Some lenders have received emails announcing a new legal test collections effort by Prosper. Prosper will sue selected delinquent borrowers. "This test is designed to determine whether the viable threat of legal consequences will improve the repayment statistics for Prosper loans," according to the email. "[It] is an important step in creating that awareness of consequences." Rateladder has posted a full copy of the email he received.
A couple weeks ago Prosper announced that other borrowers also received letters as part of an 'Early Delinquency' letter series and "the results were good." Prosper reported, "in the three weeks after the letter was mailed 57% more recipients initiated a manual payment (41% vs 26%)."
In October Prosper hired Doug Fuller to lead a legal strategy with collections after facing criticism for being soft on delinquent borrowers. At the time he answered some questions about his history with suing borrowers.
Q: Do you have experience with suing people?
A: Oh yes. Between First Select and Credigy, I have been responsible for making the decision to sue more than 150,000 people. There are a lot of lawyers that can’t claim that number of suits in a lifetime.
Q: Well why don’t we just sue everybody?
A: The phrase “blood from a turnip” comes to mind. One of the ways that you can go broke in a big way is by suing people that will never be able to pay you at all. Simple math, it costs a lot of money to sue people.
Q: Okay, so you need to decide who to sue, then what?
A: Put quite simply, my philosophy is this – if you won’t pay, but can (or will in the future) be able to pay, I’m going to sue you. If I sue you I’m going to win.
Q: That sounds kind of arrogant, can you back it up?
A: Courts in seven states have recognized me as an expert at consumer debt litigation.

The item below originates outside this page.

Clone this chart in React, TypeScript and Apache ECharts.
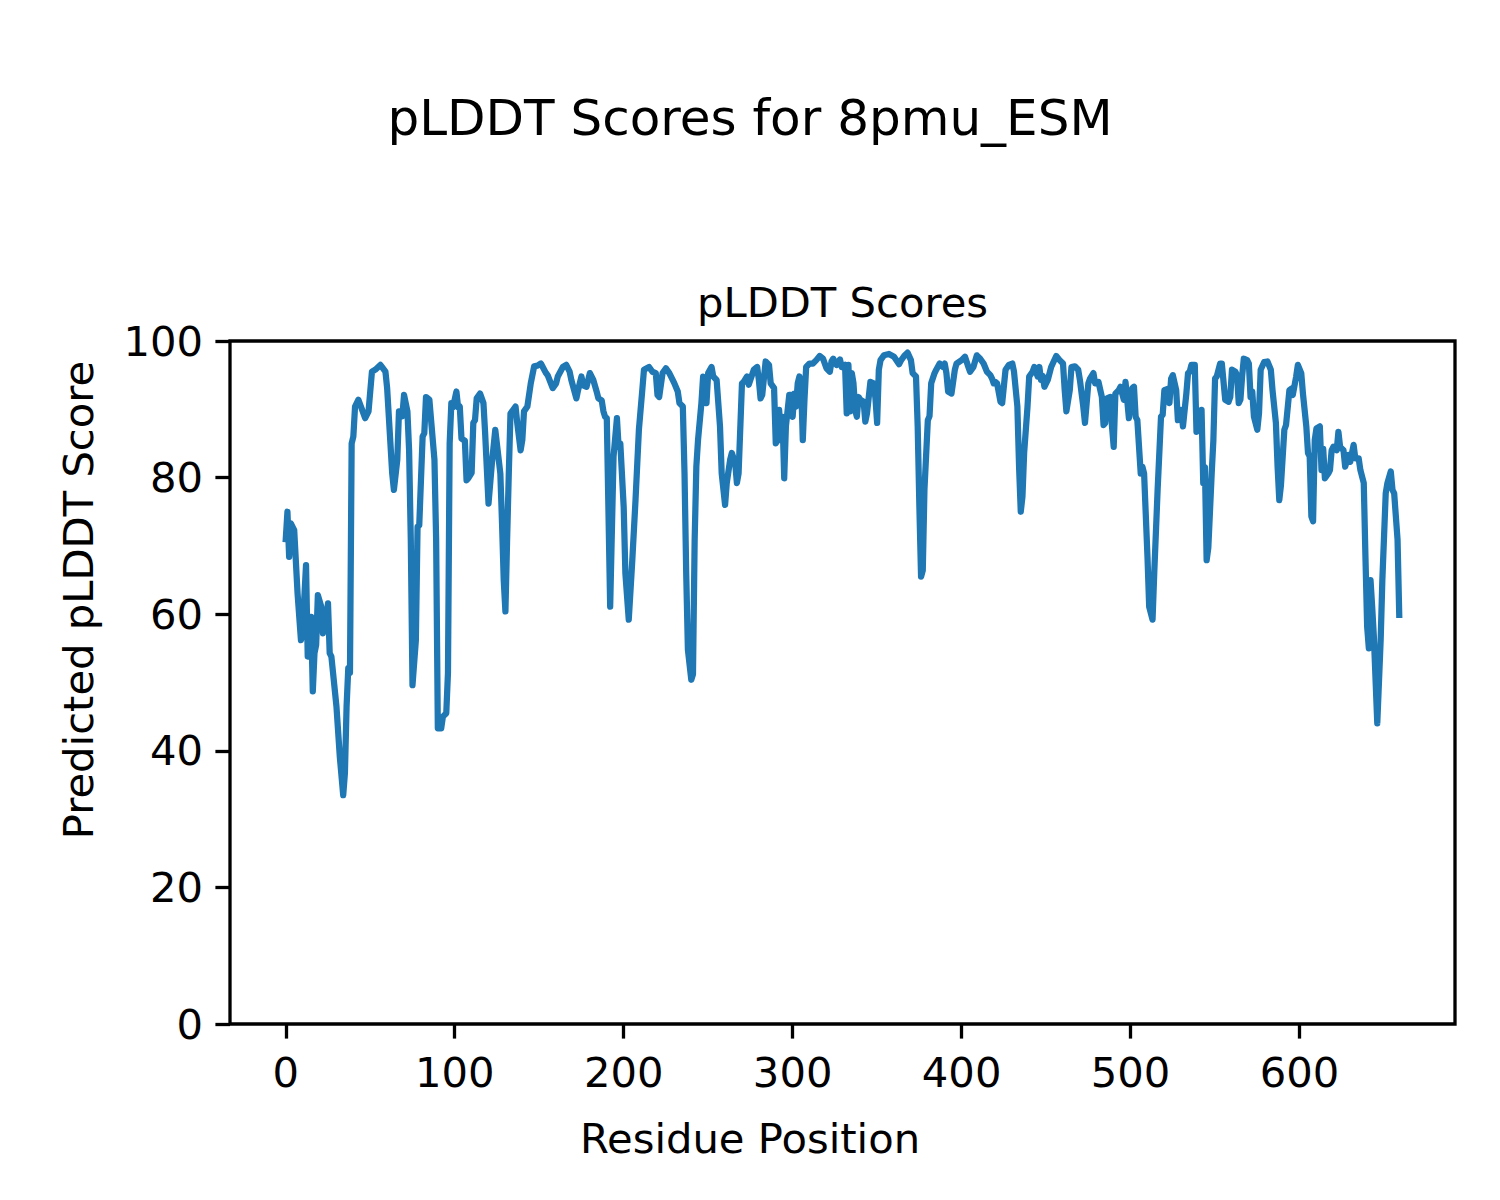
import React, { useEffect, useRef } from "react";
import * as echarts from "echarts";

const residues = [
  0, 1, 2, 3, 5, 7, 9, 10, 12, 13, 14, 15, 16, 17, 18, 19, 21, 22, 24, 25, 26, 27, 30, 32, 34, 35, 36, 37, 38, 39,
  40, 41, 43, 47, 49, 51, 53, 56, 59, 60, 63, 64, 66, 67, 69, 70, 72, 73, 74, 75, 77, 78, 79, 81, 82, 83, 85, 88, 89, 90,
  92, 93, 95, 96, 97, 98, 99, 101, 102, 103, 104, 106, 107, 108, 110, 111, 112, 113, 115, 117, 118, 120, 122, 124, 127, 128, 129, 130, 131, 132,
  133, 134, 136, 137, 139, 140, 141, 143, 145, 147, 149, 151, 154, 155, 158, 160, 161, 164, 166, 168, 169, 172, 173, 175, 176, 178, 180, 182, 184, 185,
  187, 188, 189, 190, 192, 194, 196, 197, 198, 200, 201, 203, 205, 207, 209, 211, 212, 215, 217, 219, 220, 221, 223, 225, 227, 229, 230, 232, 233, 235,
  236, 237, 238, 240, 241, 242, 243, 244, 246, 247, 248, 249, 250, 252, 253, 255, 257, 258, 260, 261, 263, 264, 266, 267, 268, 270, 271, 273, 274, 277,
  279, 280, 281, 282, 284, 286, 287, 289, 290, 291, 292, 293, 294, 295, 296, 298, 299, 300, 301, 302, 303, 304, 305, 306, 307, 308, 310, 312, 314, 316,
  318, 320, 322, 323, 324, 326, 328, 329, 331, 332, 333, 334, 335, 336, 337, 338, 339, 340, 342, 343, 344, 346, 348, 349, 350, 351, 352, 354, 357, 360,
  363, 364, 366, 368, 370, 371, 373, 374, 375, 376, 377, 378, 380, 381, 382, 384, 385, 387, 389, 390, 391, 392, 394, 396, 397, 400, 402, 404, 405, 407,
  409, 411, 413, 415, 417, 418, 419, 420, 421, 423, 424, 426, 428, 430, 431, 433, 434, 435, 436, 437, 439, 440, 442, 443, 445, 446, 447, 448, 449, 451,
  453, 456, 458, 460, 461, 462, 464, 465, 467, 469, 470, 472, 473, 475, 476, 478, 479, 481, 483, 484, 485, 486, 488, 489, 490, 491, 493, 494, 496, 497,
  499, 501, 502, 503, 504, 506, 507, 508, 510, 511, 513, 514, 516, 518, 519, 520, 522, 523, 524, 525, 527, 528, 530, 531, 533, 534, 535, 536, 538, 539,
  541, 542, 543, 544, 545, 546, 548, 549, 550, 551, 553, 554, 556, 558, 559, 560, 562, 563, 564, 565, 566, 567, 569, 570, 571, 572, 573, 575, 576, 577,
  579, 581, 583, 584, 586, 587, 588, 589, 591, 592, 594, 595, 596, 598, 599, 601, 602, 604, 605, 606, 607, 608, 609, 610, 612, 613, 614, 615, 617, 618,
  619, 620, 622, 623, 624, 626, 627, 629, 630, 632, 633, 635, 636, 638, 639, 640, 641, 642, 643, 644, 646, 648, 649, 651, 652, 654, 655, 656, 658, 659,
];

const scores = [
  71, 75, 68.4, 73.3, 72.3, 63, 56.2, 57.7, 67.2, 53.8, 56, 59.6, 48.7, 54.3, 55.5, 62.8, 61.1, 57.2, 59.5, 61.6, 54.3, 53.8, 46.5, 39.1, 33.5, 36.7, 46.5, 52.1, 51.4, 85,
  86, 90.4, 91.4, 88.7, 89.7, 95.5, 95.8, 96.5, 95.5, 93.1, 80.6, 78.2, 82.6, 89.7, 89, 92.1, 89.7, 84, 70.9, 49.6, 56.2, 72.8, 73, 86, 86.5, 91.8, 91.4, 82.6, 70.9, 43.3,
  43.3, 45, 45.5, 51.4, 85, 90.9, 90.3, 92.6, 90.3, 90.4, 85.7, 85.4, 79.6, 79.9, 80.7, 88, 88.4, 91.6, 92.3, 90.9, 86.5, 76.2, 82.1, 87, 80.6, 73.3, 65, 60.4, 70.9, 80.6,
  89.4, 89.7, 90.4, 88, 84, 85.5, 89.7, 90.4, 93.8, 96.3, 96.4, 96.7, 95.3, 95, 93.1, 93.8, 94.8, 96.2, 96.5, 95.5, 94.3, 91.6, 92.8, 94.8, 93.5, 93.3, 95.3, 94.3, 92.6, 91.6,
  91.3, 89.7, 88.9, 88.7, 61.1, 83.1, 88.7, 84.5, 85, 75.7, 66, 59.2, 67.5, 76.7, 87, 92.8, 95.8, 96.2, 95.5, 95.3, 92.1, 91.8, 95.3, 96, 95.3, 94.3, 93.8, 92.6, 90.9, 90.4,
  80.6, 66, 54.8, 50.4, 51.2, 70.9, 81.6, 85.5, 90.9, 94.8, 93.8, 90.9, 95.3, 96.2, 94.8, 94.3, 87.5, 80.6, 76, 79.2, 82.6, 83.6, 82.1, 79.2, 80.6, 93.8, 94, 94.8, 93.6, 95.8,
  96.2, 94.3, 91.6, 92.1, 97, 96.5, 93.8, 93.1, 85, 85.5, 89.9, 85.5, 88.9, 79.9, 87.5, 92.1, 92.1, 88.9, 92.3, 90.4, 93.8, 94.8, 93.8, 85.5, 91.4, 96.2, 96.7, 96.7, 97.2, 97.8,
  97.4, 96, 95.5, 97, 97.4, 96.5, 97.3, 96.2, 96.5, 89.4, 96.5, 89.7, 95.3, 93.8, 89.9, 88.9, 91.8, 91.4, 91.1, 88.2, 89.4, 94, 93.8, 91.6, 88, 95.8, 97.2, 97.9, 98.1, 97.7,
  96.6, 97.1, 97.8, 98.3, 97.2, 95.3, 94.8, 87.5, 75.7, 65.5, 66.4, 78.2, 88.4, 89, 93.8, 95.3, 95.8, 96.7, 96.2, 96.7, 95.3, 92.6, 92.3, 95.8, 96.7, 97.2, 97.7, 96.2, 95.5, 96.2,
  97.9, 97.4, 96.7, 95.5, 95, 94.5, 93.8, 94, 93.8, 91.1, 90.9, 95.8, 96.5, 96.7, 95.5, 90.4, 81.6, 75, 77.2, 83.6, 90.4, 94.8, 95.5, 96.2, 94.8, 96.2, 94.3, 94.9, 93.3, 94.3,
  96.2, 97.8, 97.2, 96.7, 92.8, 89.7, 92.8, 96.2, 96.3, 95.8, 94.3, 90.4, 88, 93.8, 94.5, 95.3, 93.8, 94, 91.8, 87.7, 88, 91.6, 91.8, 87.5, 84.5, 92.3, 92.8, 93.3, 91.4, 94,
  88.7, 93.1, 93.3, 88.9, 88.4, 80.6, 81.6, 80.6, 68.4, 61.1, 59.2, 66, 78.2, 88.9, 89.2, 92.8, 93, 90.9, 94.5, 95, 92.8, 88.4, 89.9, 87.5, 92.3, 95.3, 95.5, 96.5, 96.5, 86.7,
  87, 89.9, 79.2, 81.5, 67.9, 69.7, 80.6, 85.5, 94.5, 94.8, 96.7, 96.7, 91.4, 91.1, 91.8, 95.8, 95.5, 95, 90.9, 91.4, 94.8, 97.4, 97.2, 96.7, 91.8, 92.6, 88.9, 87, 89.4, 95.8,
  96.9, 97, 95.8, 92.8, 88, 81.6, 76.7, 78.9, 87, 87.7, 92.8, 93, 92.1, 94.8, 96.5, 95.3, 92.3, 87.5, 83.6, 83.1, 74.3, 73.6, 85.5, 87.2, 87.5, 81.1, 84.2, 79.9, 80.6, 81.1,
  84, 84.5, 84, 86.7, 84.5, 84, 81.6, 83.3, 82.3, 84.8, 82.8, 82.8, 81.1, 79.2, 68.4, 58.2, 55, 65, 61, 56.6, 44, 56.2, 65, 77.7, 79.2, 80.9, 78.2, 77.7, 70.9, 59.9,
];

const xTicks = [0, 100, 200, 300, 400, 500, 600];

const FONT = "DejaVu Sans";

export default function App() {
  const ref = useRef<HTMLDivElement>(null);
  useEffect(() => {
    if (!ref.current) return;
    const chart = echarts.init(ref.current, undefined, { renderer: "svg" });
    const data = residues.map((r, i) => [r, scores[i]]);
    const tickStyle = { show: true, length: 14.6, lineStyle: { color: "#000", width: 3.3 } };
    chart.setOption({
      animation: false,
      backgroundColor: "#fff",
      grid: {
        left: 230,
        top: 341,
        right: 45,
        bottom: 176,
        show: true,
        borderColor: "#000",
        borderWidth: 3.3,
        backgroundColor: "transparent",
      },
      xAxis: {
        type: "value",
        min: -33,
        max: 692,
        position: "bottom",
        axisLine: { show: false, onZero: false },
        splitLine: { show: false },
        axisTick: { ...tickStyle, customValues: xTicks },
        axisLabel: {
          customValues: xTicks,
          fontSize: 41.7,
          color: "#000",
          fontFamily: FONT,
          margin: 27,
        },
      },
      yAxis: {
        type: "value",
        min: 0,
        max: 100,
        interval: 20,
        position: "left",
        axisLine: { show: false, onZero: false },
        splitLine: { show: false },
        axisTick: tickStyle,
        axisLabel: { fontSize: 41.7, color: "#000", fontFamily: FONT, margin: 27 },
      },
      graphic: [
        {
          type: "text",
          x: 750,
          y: 118,
          style: { text: "pLDDT Scores for 8pmu_ESM", fontSize: 50, fontFamily: FONT, fill: "#000", align: "center", verticalAlign: "middle" },
        },
        {
          type: "text",
          x: 842.5,
          y: 302,
          style: { text: "pLDDT Scores", fontSize: 41.7, fontFamily: FONT, fill: "#000", align: "center", verticalAlign: "middle" },
        },
        {
          type: "text",
          x: 750,
          y: 1138,
          style: { text: "Residue Position", fontSize: 41.7, fontFamily: FONT, fill: "#000", align: "center", verticalAlign: "middle" },
        },
        {
          type: "text",
          x: 78,
          y: 600,
          rotation: Math.PI / 2,
          style: { text: "Predicted pLDDT Score", fontSize: 41.7, fontFamily: FONT, fill: "#000", align: "center", verticalAlign: "middle" },
        },
      ],
      series: [
        {
          type: "line",
          data,
          showSymbol: false,
          symbol: "none",
          lineStyle: { color: "#1f77b4", width: 6.25, join: "round", cap: "square" },
        },
      ],
    });
    return () => chart.dispose();
  }, []);
  return <div ref={ref} style={{ position: "absolute", left: 0, top: 0, width: 1500, height: 1200 }} />;
}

At Credigy, if a case got really nasty, I would go testify live. I refuse to lose.
Q: Really? What’s your win/lose record?
A: In my last 18 months at Credigy, I testified live at 42 trials. My record was 41-1. By the way, I fired the law firm where we lost.
Q: What’s the toughest aspect of this type of lawsuit?
A: By and large, judges are comfortable if you can show them a signature on a piece of paper. The vast majority of judges grew up long before the internet and the passage of the “e-signature” bill during the Clinton administration. Sometimes you’ve got to spend a lot of time educating them.
Q: How do you do this?
A: I have been qualified as an “expert witness” in seven states on the subject of the electronic records of consumer lending transactions. There was a judge in Texas that had me on the stand for more than three hours – the majority of the time, the judge was quizzing me. Other than I missed the last flight home, I thought it was time well spent – he never questioned any of our requests for default judgment after that.